Посёлок, в который мы прибыли, назывался Майда. В Койду мы приехали позже. Наши попутчики пригласили нас к себе на ночёвку. Угощали рыбой - варёной, жареной, солёной, в том числе и сёмгой, которую, как нам объяснили, ловить после испытаний на Новой Земле было строго запрещено. Ели все из одной миски руками. Постелили нам на печке, но не спалось. Мешали свет и духота. На следующий день нас отвели к старикам, у которых была пустая комната на втором этаже. Оттуда открывался дивный вид: мшистое поле да небо. И больше ничего. "На приполярном белом свете / Белы ночами кочки мхов. / Опять не сплю до самых третьих / Горластых самых петухов...". Стойкое романтическое настроение диктовало множество стихотворных строк. Завидую самой себе: как дышалось, как писалось, как не спалось! Не так, как сейчас - тяжело и безрадостно - , а совсем по другому - легко и тревожно, в ожидании стихов и всяческой новизны. Новизна была всюду. Завтра за морошкой идём с двумя бабулями. "Ходи, девка, ходи, - звали они нас, когда мы отставали". К мужику, старухе, ребенку - ко всем здесь обращались "девка". "Ходи, девка, поспевай". С кочки на кочку, с кочки на кочку и полная банка морошки - "...И перед нею на колени / В тепло и влагу мшистых кочек. / Да будет на зиму варенье, / Чтоб коротать длинноты ночи". "КушайТЕ", - угощали нас всюду, - "кушайТЕ", - говорили с ударением на последнем слоге. И подставляли рыбу, варенец с коричневой пенкой, морошку или сваренную в печи рассыпчатую кашу. В соседней деревне Жуковка жили всего две старухи. Одной дома не было, а другая пригласила нас в избу и, приподняв кружевную покрышку, долго демонстрировала все свои перины да одеяла. И того и другого было в избытке. Вдоволь нахваставшись, она позвала нас к столу, налила чаю и, приговаривая певучее "кушайТЕ", смотрела как мы прихлёбываем пустой чай.

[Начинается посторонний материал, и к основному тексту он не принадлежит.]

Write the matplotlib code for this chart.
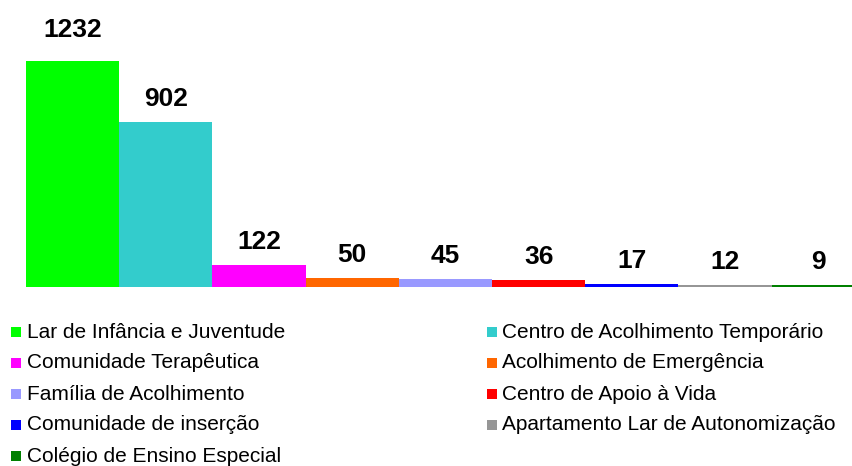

"Море смеялось", - писал классик. У него смеялось море Чёрное, а у нас Белое. Положишь на песок свои вещи, пойдёшь плавать, оглянешься, а на берегу нет ничего. Куда всё подевалось? Да вон оно, плывёт. Вон полотенце, вон одёжки. Вода пришла. Здесь ведь приливы и отливы. Забыла разве? Беги, лови своё добро.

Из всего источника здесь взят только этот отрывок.